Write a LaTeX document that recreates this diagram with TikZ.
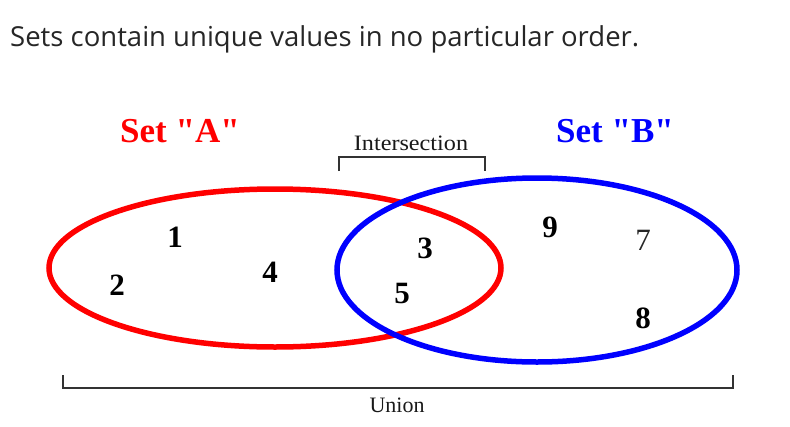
\documentclass[tikz,border=0pt]{standalone}
\usepackage{fontspec}
\setmainfont{Liberation Serif}
\newfontfamily\plainserif{Liberation Serif}
\newfontfamily\topfont{Open Sans}
\begin{document}
\begin{tikzpicture}[x=1pt,y=-1pt,
  setline/.style={line width=5.5pt},
  num/.style={font=\fontsize{31}{31}\selectfont\bfseries, inner sep=0pt},
  bracketline/.style={line width=1.6pt, draw=black!80},
  settitle/.style={font=\plainserif\fontsize{35}{35}\selectfont\bfseries, inner sep=0pt},
  small/.style={font=\fontsize{22}{22}\selectfont, inner sep=0pt, text=black!90}]
\useasboundingbox (0,0) rectangle (790,426);
\node[anchor=base west, inner sep=0pt, font=\topfont\fontsize{27.5}{27.5}\selectfont, text=black!85] (title) at (10,46) {Sets contain unique values in no particular order.};
\node[settitle, text=red] (ta) at (180,131) {Set "A"};
\node[settitle, text=blue] (tb) at (615,131) {Set "B"};
\node[small, xscale=1.1] (inter) at (411,143) {Intersection};
\coordinate (i1) at (339,171);
\coordinate (i2) at (339,157);
\coordinate (i3) at (485,157);
\coordinate (i4) at (485,171);
\draw[bracketline] (i1) -- (i2) -- (i3) -- (i4);
\node[small] (union) at (397,405) {Union};
\coordinate (u1) at (63,375);
\coordinate (u2) at (63,388);
\coordinate (u3) at (733,388);
\coordinate (u4) at (733,375);
\draw[bracketline] (u1) -- (u2) -- (u3) -- (u4);
\coordinate (ca) at (275,268);
\draw[setline, draw=red] (ca) ellipse [x radius=226, y radius=79];
\coordinate (cb) at (537,270);
\draw[setline, draw=blue] (cb) ellipse [x radius=200, y radius=92];
\node[num] (n1) at (175,237) {1};
\node[num] (n2) at (117,285) {2};
\node[num] (n4) at (270,272) {4};
\node[num] (n3) at (425,248) {3};
\node[num] (n5) at (402,293) {5};
\node[num] (n9) at (550,227) {9};
\node[num, font=\fontsize{31}{31}\selectfont, text=black!85] (n7) at (643,240) {7};
\node[num] (n8) at (643,318) {8};
\end{tikzpicture}
\end{document}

▸ **Exercise directions**
Write out the full listing verbatim, excluding its pictures.

▸ **Final result**
Write a LaTeX document that recreates this diagram with TikZ.
\documentclass[tikz,border=0pt]{standalone}
\usepackage{fontspec}
\setmainfont{Liberation Serif}
\newfontfamily\plainserif{Liberation Serif}
\newfontfamily\topfont{Open Sans}
\begin{document}
\begin{tikzpicture}[x=1pt,y=-1pt,
  setline/.style={line width=5.5pt},
  num/.style={font=\fontsize{31}{31}\selectfont\bfseries, inner sep=0pt},
  bracketline/.style={line width=1.6pt, draw=black!80},
  settitle/.style={font=\plainserif\fontsize{35}{35}\selectfont\bfseries, inner sep=0pt},
  small/.style={font=\fontsize{22}{22}\selectfont, inner sep=0pt, text=black!90}]
\useasboundingbox (0,0) rectangle (790,426);
\node[anchor=base west, inner sep=0pt, font=\topfont\fontsize{27.5}{27.5}\selectfont, text=black!85] (title) at (10,46) {Sets contain unique values in no particular order.};
\node[settitle, text=red] (ta) at (180,131) {Set "A"};
\node[settitle, text=blue] (tb) at (615,131) {Set "B"};
\node[small, xscale=1.1] (inter) at (411,143) {Intersection};
\coordinate (i1) at (339,171);
\coordinate (i2) at (339,157);
\coordinate (i3) at (485,157);
\coordinate (i4) at (485,171);
\draw[bracketline] (i1) -- (i2) -- (i3) -- (i4);
\node[small] (union) at (397,405) {Union};
\coordinate (u1) at (63,375);
\coordinate (u2) at (63,388);
\coordinate (u3) at (733,388);
\coordinate (u4) at (733,375);
\draw[bracketline] (u1) -- (u2) -- (u3) -- (u4);
\coordinate (ca) at (275,268);
\draw[setline, draw=red] (ca) ellipse [x radius=226, y radius=79];
\coordinate (cb) at (537,270);
\draw[setline, draw=blue] (cb) ellipse [x radius=200, y radius=92];
\node[num] (n1) at (175,237) {1};
\node[num] (n2) at (117,285) {2};
\node[num] (n4) at (270,272) {4};
\node[num] (n3) at (425,248) {3};
\node[num] (n5) at (402,293) {5};
\node[num] (n9) at (550,227) {9};
\node[num, font=\fontsize{31}{31}\selectfont, text=black!85] (n7) at (643,240) {7};
\node[num] (n8) at (643,318) {8};
\end{tikzpicture}
\end{document}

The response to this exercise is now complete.